Mean halibut weights versus depth paints a slightly different picture (Fig. 6). Halibut averaging 10 to 30 lbs can be found in depths from as shallow as 30 fathoms to extremely deep at more than 200 fathoms. However, the three sampling locations that averaged halibut at or in excess of 40 lbs were in shallower water between 30 and 80 fathoms suggesting that there are big fish to be had inshore.

Figure 6. Mean halibut weight versus water depth. Medium sized (10-30 lbs) halibut can be found in a wide range of depths but the largest averages (~ 40 lbs) are found primarily between 30 and 80 fathoms.

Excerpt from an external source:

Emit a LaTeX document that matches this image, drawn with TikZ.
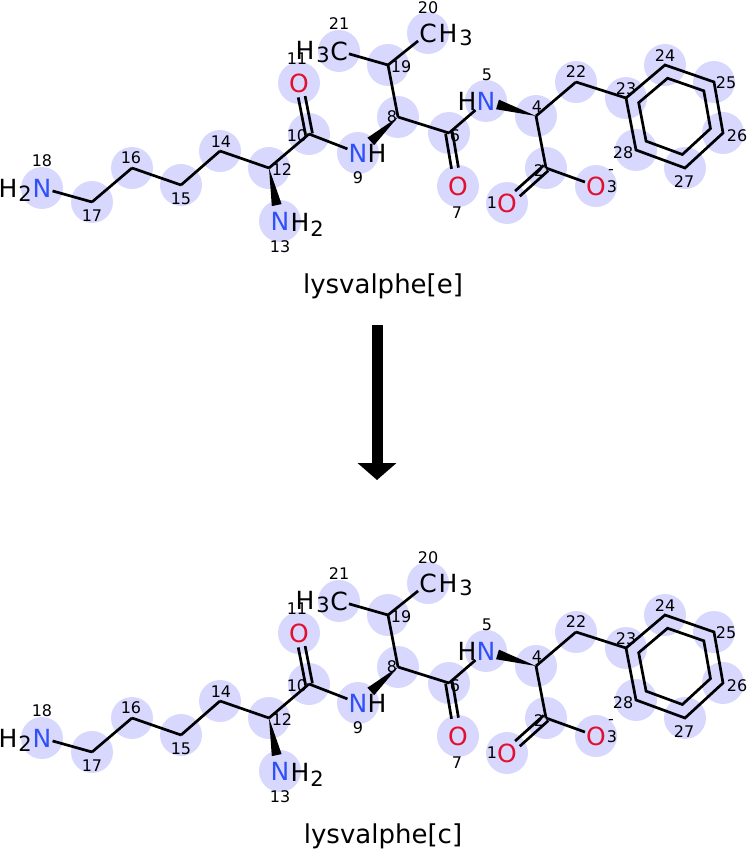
\documentclass[tikz,border=0pt]{standalone}
\usepackage{fontspec}
\setmainfont{DejaVu Sans}
\usepackage{xcolor}
\usetikzlibrary{calc, arrows.meta}
\definecolor{hlcol}{RGB}{216,216,255}
\definecolor{nblue}{RGB}{48,80,248}
\definecolor{ored}{RGB}{224,16,46}

\begin{document}
\begin{tikzpicture}[x=1pt, y=-1pt,
  atom/.style={inner sep=1pt, font=\fontsize{25}{30}\selectfont},
  sub/.style={inner sep=0pt, font=\fontsize{21}{25}\selectfont},
  idx/.style={inner sep=0pt, font=\fontsize{16}{19}\selectfont},
  bond/.style={line width=2.7pt},
  molname/.style={inner sep=0pt, font=\fontsize{26}{31}\selectfont},
  bigarrow/.style={line width=11pt, -{Triangle[width=38pt,length=17pt]}}]
\useasboundingbox (0,0) rectangle (747,851);
\foreach \dy/\nm in {0/e, 550/c} {
\begin{scope}[yshift=-\dy pt, name prefix=\nm-]
\foreach \n/\x/\y in {1/507/203, 2/546/168, 3/596/186, 4/536/116, 5/486/101, 6/449/133, 7/458/186, 8/398/117, 9/358/153, 10/309/134, 11/299/83, 12/269/168, 13/280/221, 14/220/151, 15/181/185, 16/132/168, 17/92/202, 18/42/188, 19/388/65, 20/428/33, 21/339/51, 22/576/82, 23/626/98, 24/665/65, 25/714/82, 26/723/133, 27/685/168, 28/636/150}
  \coordinate (p\n) at (\x,\y);
\foreach \n in {1,...,28} \fill[hlcol] (p\n) circle (21pt);
\foreach \n/\t/\c in {1/O/ored, 3/O/ored, 5/N/nblue, 7/O/ored, 9/N/nblue, 11/O/ored, 13/N/nblue, 18/N/nblue, 20/C/black, 21/C/black}
  \node[atom, text=\c] (a\n) at (p\n) {\t};
\foreach \n in {2,4,6,8,10,12,14,15,16,17,19,22,23,24,25,26,27,28}
  \coordinate (a\n) at (p\n);
\node[atom] (h5) at (467,101) {H};
\node[atom] (h9) at (377,153) {H};
\node[atom] (h13) at (300,222) {H};
\node[sub] (s13) at (317,229) {2};
\node[atom] (h18) at (8,188) {H};
\node[sub] (s18) at (25,194) {2};
\node[atom] (h20) at (448,33) {H};
\node[sub] (s20) at (466,38) {3};
\node[atom] (h21) at (305,50) {H};
\node[sub] (s21) at (323,55) {3};
\foreach \u/\v in {18/17, 17/16, 16/15, 15/14, 14/12, 12/10, 10/9, 8/19, 19/21, 19/20, 8/6, 6/5, 4/22, 22/23, 4/2, 2/3}
  \draw[bond] (a\u) -- (a\v);
\draw[bond] (a23) -- (a24) -- (a25) -- (a26) -- (a27) -- (a28) -- cycle;
\coordinate (ring) at (674.8,116);
\draw[bond] ($(ring)!0.74!(a23)$) -- ($(ring)!0.74!(a24)$) -- ($(ring)!0.74!(a25)$) -- ($(ring)!0.74!(a26)$) -- ($(ring)!0.74!(a27)$) -- ($(ring)!0.74!(a28)$) -- cycle;
\foreach \u/\v/\k in {10/11/14pt, 6/7/18pt, 2/1/14pt}
  \foreach \s in {3.5pt,-3.5pt}
    \draw[bond] ($(a\u)!\s!90:(a\v)$) -- ($(a\v)!\k!(a\u)!\s!-90:(a\u)$);
\foreach \u/\v/\f in {12/13/0.7, 8/9/0.68, 4/5/0.77}
  \fill (a\u) -- ($(a\u)!\f!(a\v)!5pt!90:(a\v)$) -- ($(a\u)!\f!(a\v)!5pt!-90:(a\v)$) -- cycle;
\foreach \n/\x/\y in {1/492/203, 2/539/171, 3/612/187, 4/537/107, 5/487/75, 6/455/136, 7/457/213, 8/392/117, 9/358/178, 10/297/136, 11/297/59, 12/282/170, 13/280/247, 14/221/142, 15/181/199, 16/131/158, 17/92/216, 18/42/161, 19/401/67, 20/428/8, 21/339/24, 22/576/72, 23/626/89, 24/665/56, 25/726/83, 26/737/136, 27/684/182, 28/623/153}
  \node[idx] (i\n) at (\x,\y) {\n};
\node[idx] (q3) at (611,172) {-};
\node[molname] (name) at (383,286) {lysvalphe[\nm]};
\end{scope}
}
\coordinate (arrtop) at (377,325);
\coordinate (arrtip) at (377,480);
\draw[bigarrow] (arrtop) -- (arrtip);
\end{tikzpicture}
\end{document}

I am big believer that a confident fisherman catches more fish. Near shore halibut fishing is nothing new in the PNW and accomplished halibut fisherman have been targeting these fish for a long time. Using this information I believe that my best chances at connecting with a halibut from kayak this next season is going to be off the Olympic peninsula, Columbia River, or southern Oregon coasts. Typically seasons are set for halibut in March so for now it is a matter of waiting for the seasons and quotas to be published. Then all I need to do is find a window where the fishery is open with safe ocean conditions and the fish are biting. Easy right? While I know that this analyses far from guarantees success it does give me confidence to peddle out on the big blue and take on a beast from the deep.


Countdown Begins

December is already here and 2014 is almost upon us. I have been pouring over regional fishing websites, how to articles, fishing books, and watched so many YouTube fishing videos that my eyeballs are about to melt. Through this process I’ve developed a database of over 80 sport and food fish and invertebrate species that could be targeted in the Cascadia region during the 2014 year. Along with each species I have associated locations, seasons, gear, tackle, and techniques that have been proven by countless others before me. I feel confident but I know that reading about catching a fish is a lot different than actually doing so. I know with certainty that there will be failures but failure is necessary to frame the thrill of success.